Expanding on my prior post... (Sorry this is so long. I know that a lot of people already know these details, but I think some people don't)
Programs that 'export' data into a delimited file need to deal with the fact that field-data itself might contain the field-delimiter character, and do it in such a way that a downstream 'import' process can **un-ambiguously** parse out all fields in each record correctly.
For CSV (Comma-Separated-Value) files, the delimiter is the comma character, and the way to deal with field-data that *contains* a comma, is to surround the field-data with quotes [chr(34)]. The 'import' process regards all commas found *within* quotes as part of the current-field-data, and not as a delimiter to start a new field.

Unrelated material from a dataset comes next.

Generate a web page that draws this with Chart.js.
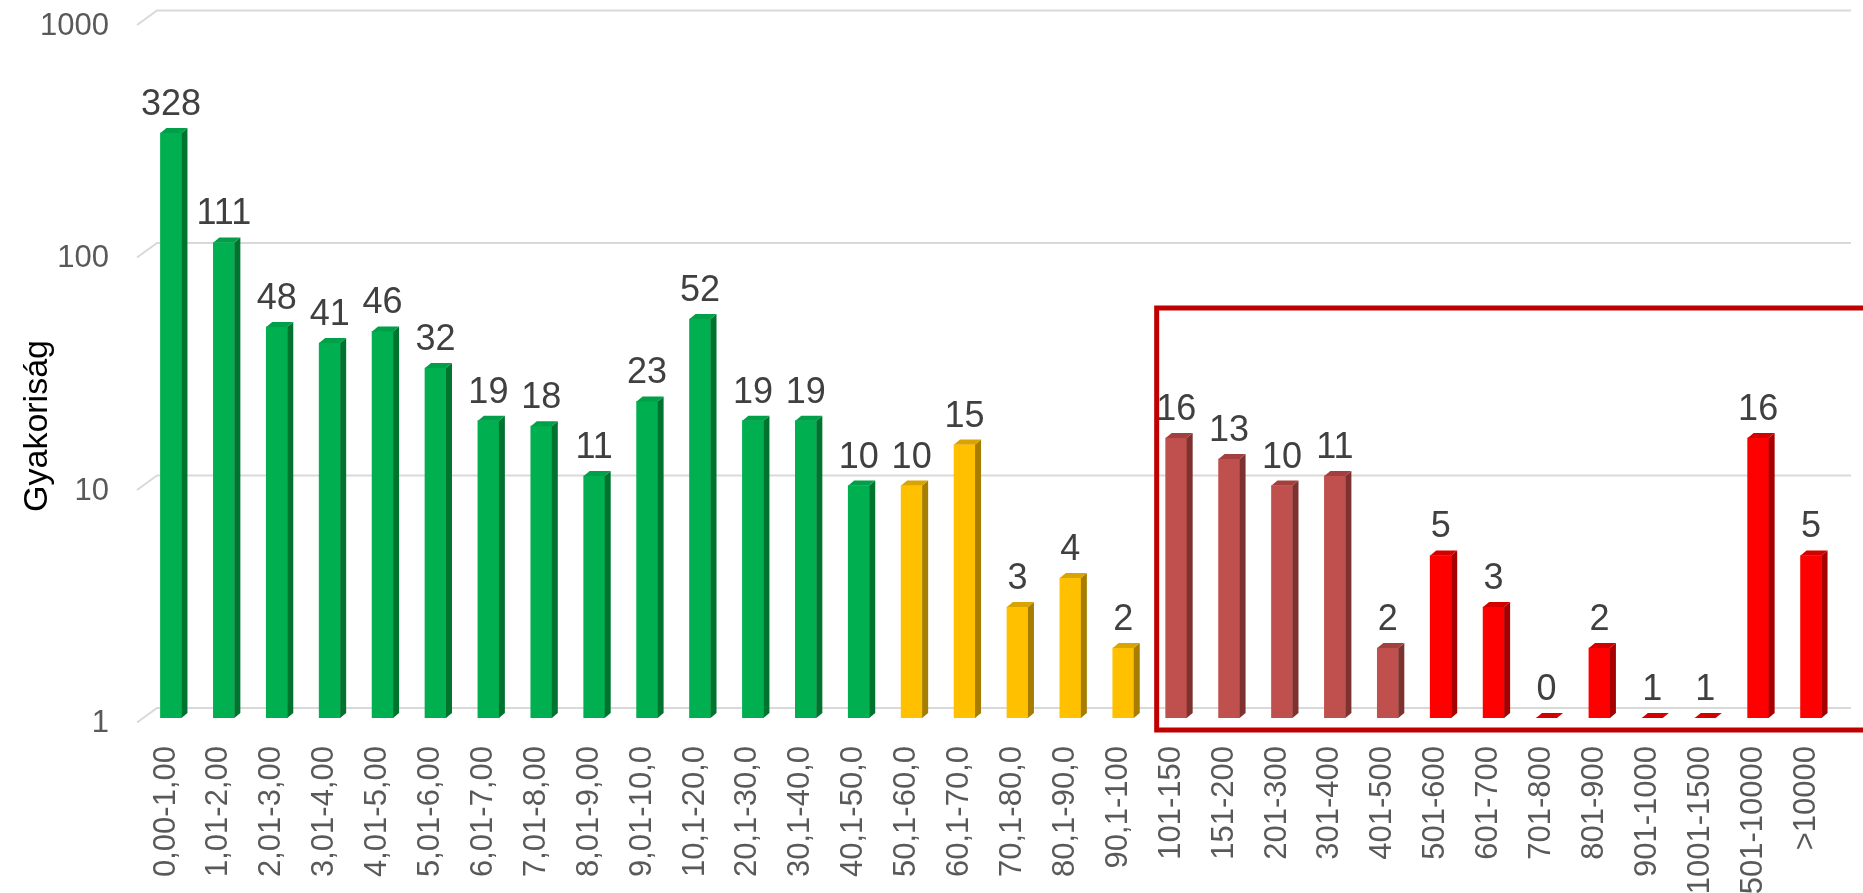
<!DOCTYPE html>
<html>
<head>
<meta charset="utf-8">
<script src="https://cdn.jsdelivr.net/npm/chart.js@4"></script>
<style>
    html, body { margin: 0; padding: 0; background: #fff; }
    #wrap { width: 1863px; height: 893px; position: relative; }
</style>
</head>
<body>
<div id="wrap"><canvas id="myChart"></canvas></div>
<script>
// data
var categories = [
    '0,00-1,00', '1,01-2,00', '2,01-3,00', '3,01-4,00', '4,01-5,00', '5,01-6,00',
    '6,01-7,00', '7,01-8,00', '8,01-9,00', '9,01-10,0', '10,1-20,0', '20,1-30,0',
    '30,1-40,0', '40,1-50,0', '50,1-60,0', '60,1-70,0', '70,1-80,0', '80,1-90,0',
    '90,1-100', '101-150', '151-200', '201-300', '301-400', '401-500', '501-600',
    '601-700', '701-800', '801-900', '901-1000', '1001-1500', '1501-10000', '>10000'
];
var counts = [
    328, 111, 48, 41, 46, 32, 19, 18, 11, 23, 52, 19, 19, 10,
    10, 15, 3, 4, 2,
    16, 13, 10, 11, 2,
    5, 3, 0, 2, 1, 1, 16, 5
];
var groups = [
    'green', 'green', 'green', 'green', 'green', 'green', 'green', 'green', 'green', 'green', 'green', 'green', 'green', 'green',
    'yellow', 'yellow', 'yellow', 'yellow', 'yellow',
    'brown', 'brown', 'brown', 'brown', 'brown',
    'red', 'red', 'red', 'red', 'red', 'red', 'red', 'red'
];
var yTicks = [1, 10, 100, 1000];
var axisTitle = 'Gyakoriság';

var faces = {
    green:  { front: '#00B050', side: '#00732F', top: '#00A048' },
    yellow: { front: '#FFC000', side: '#A67D00', top: '#D9A300' },
    brown:  { front: '#C0504D', side: '#7E3230', top: '#A3403D' },
    red:    { front: '#FF0000', side: '#A60000', top: '#D40000' }
};
var depthX = 6, depthY = 5;
var fontFamily = '"Liberation Sans", Arial, sans-serif';

var threeD = {
    id: 'threeD',
    beforeDatasetsDraw: function(chart) {
        var ctx = chart.ctx;
        var y = chart.scales.y;
        var area = chart.chartArea;
        ctx.save();
        // back wall gridlines with the little floor slant at left
        ctx.strokeStyle = '#D9D9D9';
        ctx.lineWidth = 2;
        yTicks.forEach(function(v) {
            var py = y.getPixelForValue(v);
            ctx.beginPath();
            ctx.moveTo(area.left - 7.5, py + 4.5);
            ctx.lineTo(area.left + 12.5, py - 10);
            ctx.lineTo(area.right + 13.5, py - 10);
            ctx.stroke();
        });
        ctx.fillStyle = '#595959';
        ctx.font = '31px ' + fontFamily;
        ctx.textAlign = 'right';
        ctx.textBaseline = 'middle';
        yTicks.forEach(function(v) {
            ctx.fillText(String(v), area.left - 35.5, y.getPixelForValue(v) + 5.5);
        });
        // axis title
        ctx.translate(38, 426);
        ctx.rotate(-Math.PI / 2);
        ctx.fillStyle = '#000';
        ctx.font = '34px ' + fontFamily;
        ctx.textAlign = 'center';
        ctx.textBaseline = 'middle';
        ctx.fillText(axisTitle, 0, 0);
        ctx.restore();
    },
    afterDatasetsDraw: function(chart) {
        var ctx = chart.ctx;
        var meta = chart.getDatasetMeta(0);
        ctx.save();
        meta.data.forEach(function(bar, i) {
            var p = bar.getProps(['x', 'y', 'base', 'width'], true);
            var f = faces[groups[i]];
            var l = p.x - p.width / 2, r = p.x + p.width / 2;
            // side
            ctx.fillStyle = f.side;
            ctx.beginPath();
            ctx.moveTo(r, p.y);
            ctx.lineTo(r + depthX, p.y - depthY);
            ctx.lineTo(r + depthX, p.base - depthY);
            ctx.lineTo(r, p.base);
            ctx.closePath();
            ctx.fill();
            // top
            ctx.fillStyle = f.top;
            ctx.beginPath();
            ctx.moveTo(l, p.y);
            ctx.lineTo(r, p.y);
            ctx.lineTo(r + depthX, p.y - depthY);
            ctx.lineTo(l + depthX, p.y - depthY);
            ctx.closePath();
            ctx.fill();
            // value label
            ctx.fillStyle = '#404040';
            ctx.font = '36px ' + fontFamily;
            ctx.textAlign = 'center';
            ctx.textBaseline = 'alphabetic';
            ctx.fillText(String(counts[i]), p.x, p.y - 18);
        });
        ctx.restore();
    },
    afterDraw: function(chart) {
        var ctx = chart.ctx;
        var x = chart.scales.x;
        var y = chart.scales.y;
        ctx.save();
        // category labels, rotated
        ctx.fillStyle = '#595959';
        ctx.font = '31px ' + fontFamily;
        ctx.textAlign = 'right';
        ctx.textBaseline = 'middle';
        categories.forEach(function(c, i) {
            ctx.save();
            ctx.translate(x.getPixelForValue(i) - 5, 746);
            ctx.rotate(-Math.PI / 2);
            ctx.fillText(c, 0, 0);
            ctx.restore();
        });
        // highlight box around the high ranges
        var boxLeft = x.getPixelForValue(19) - 19.5;
        var boxTop = y.getPixelForValue(58);
        var boxBottom = y.getPixelForValue(1) + 12;
        ctx.strokeStyle = '#C00000';
        ctx.lineWidth = 5;
        ctx.strokeRect(boxLeft, boxTop, chart.width + 20 - boxLeft, boxBottom - boxTop);
        ctx.restore();
    }
};

var ctx = document.getElementById('myChart').getContext('2d');
var myChart = new Chart(ctx, {
    type: 'bar',
    data: {
        labels: categories,
        datasets: [{
            label: axisTitle,
            data: counts,
            backgroundColor: groups.map(function(g) { return faces[g].front; }),
            borderWidth: 0,
            barThickness: 21
        }]
    },
    options: {
        responsive: true,
        maintainAspectRatio: false,
        animation: false,
        layout: {
            padding: { left: 144.5, right: 25.5, top: 20.5, bottom: 175 }
        },
        plugins: {
            legend: { display: false },
            tooltip: { enabled: false }
        },
        scales: {
            x: { display: false },
            y: {
                display: false,
                type: 'logarithmic',
                min: 1,
                max: 1000
            }
        }
    },
    plugins: [threeD]
});
</script>
</body>
</html>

But now you also have to deal with the fact that the field-data itself might *contain* one-or-more quotes [chr(34)]. You don't want the 'import' process to regard those embedded quotes as a signal to terminate the current field-data, but rather pull-in those quotes as part-of the field data. The way this is done is for the 'export' process to replace *every* chr(34) found in each field with chr(34)chr(34) (ie: two contiguous quotes). and for the 'import' process to regard pairs of consecutive chr(34) as *data* to pull into the field, and not terminate the field-data until a solitary chr(34) is found.
Properly designed CSV 'export' and 'import' processes are desgined to do all of the above, and there is *never* any ambiguity and everything works. Perfectly. All the time.
While you might be using a properly designed 'import' program, you sometimes have to deal with files that were not created by a properly designed 'export' program. Some programmers write their own 'export' programs and fail to deal with these issues in the correct way. Their algorithm might do something unsophisticated like this: For each field: just put chr(34) on both ends of the source field-data (verbatim), and then just separate each field with a comma.
So, a source-record that looks like this:
SOURCE: [Name: Kenneth Smith] [Address: 555 Main St] [City: Austin]
CSV: "Kenneth Smith","555 Main St", "Austin"
So far, so good, no ambiguities or problems there.
But if the source record looks like this (notice the embedded quotes in the Name and the embedded comma in the Address):
SOURCE: [Name: Kenneth "Kenny" Smith] [Address: 555 Main St, Apt 3C] [City: Austin]
A *properly* formatted CSV record should be:
GOOD CSV: "Kenneth ""Kenny"" Smith","555 Main St, Apt 3C","Austin"
And the 'import' program unambiguously 'knows' that each pair of quotes surrounding Kenny are part of the data, and that they do not signal the end of the field, and it also knows that the solitary quote after Smith unambiguously signals the end of the field. The paired-quotes [chr(34)chr(34)] are restored back to back to just [chr(34)] on the receiving end, and all is good.
But a poorly-written export process might produce this (field data inserted *verbatim* between the quotes):
BAD CSV: "Kenneth "Kenny" Smith","555 Main St, Apt 3C","Austin"
The import program sees the solitary quote just before Kenny and assumes that's the end of the field data, but then the next character is not the expected field delimiter (comma) and therefore an error occurs. Well, you might say that the *import* program should simply regard any single-quote that is *not-immediately-followed-by* a comma as part of the field data and move on. YES THAT WOULD WORK IN THIS EXAMPLE.
*BUT* what if the source field data *does* have a quote followed by a comma in it? Or worse yet, a quote-comma-quote in it?
SOURCE: [Name: Kenneth "," Smith] [Address: 555 Main St, Apt 3C] [City: Austin]
GOOD CSV: "Kenneth "","" Smith","555 Main St, Apt 3C","Austin"
BAD CSV: "Kenneth "," Smith","555 Main St, Apt 3C","Austin"
In this BAD CSV case, it is utterly impossible for an general-use CSV 'import' process (or any general-use pre-processor, for that matter) to reliably reconstruct the source record properly because every place you see quote-comma-quote in this example it is (to the importer) unambiguously a signal end the field and start a new field.
With the GOOD CSV, the import process can unambiguously handle everything perfectly. It sees the contiguous pairs of quotes as part of the field-data and not as field terminators, and those pairs [chr(34)chr(34)] get restored back to [chr(34)] on the receiving end. All is good.